Certainly, there are things I want further inquiry into with respect to Iraq—particularly contractors. I think some outrageous stuff took place with respect to using private contractors. I’ll put it this way: The most important inquiry now, in this era, I wouldn’t rule out a truth commission that involves interrogation and torture.

In 2005, you visited Guantánamo and said the detention center should stay open. What’s your take now?

We’ve learned a lot more; I think I want it closed. The president wants it closed. There is all this debate about where all the people would go. We have supermax facilities, and these are not people who will be strolling the streets of Gresham or Coos Bay. They will be in a supermax facility.

A couple political questions: First, are you definitely running for re-election next year?

Yeah.

OK. Mayor Adams: As a Portland resident, would you sign the recall petition?

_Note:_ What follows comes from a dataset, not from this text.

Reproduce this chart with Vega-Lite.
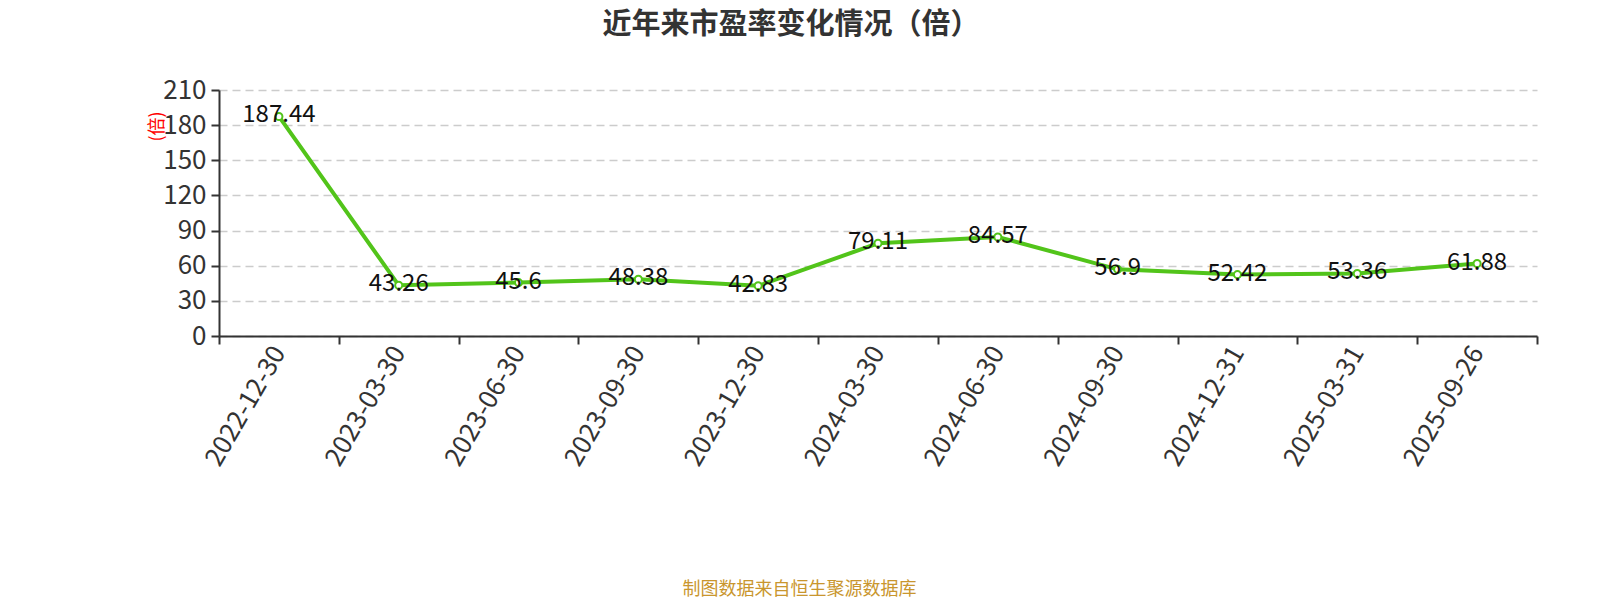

One, I’ve made it clear that I think his behavior is 100 percent wrong. Two, with respect to legal process, I don’t practice criminal law, but the attorney general said that he didn’t find enough facts to proceed to go ahead to trial. And No. 3, I will look at whatever is presented. But I generally don’t sign petitions of one sort or another. Let me see what is offered on July 7.

Clear the air on whether or not you and some other federal officials will appear with Mayor Adams in public settings.

With this much hurt in the economy, both in Portland and in the state, I will work with everybody to try to turn it around. We will see about future events.


FACT: Wyden’s top five contribution sources this election cycle are Nike ($39,200), Blue Cross/Blue Shield ($22,400), Banfield Pet Hospital ($15,700), Pinnacle Healthcare ($13,800) and M Financial Group ($12,750) according to opensecrets.org.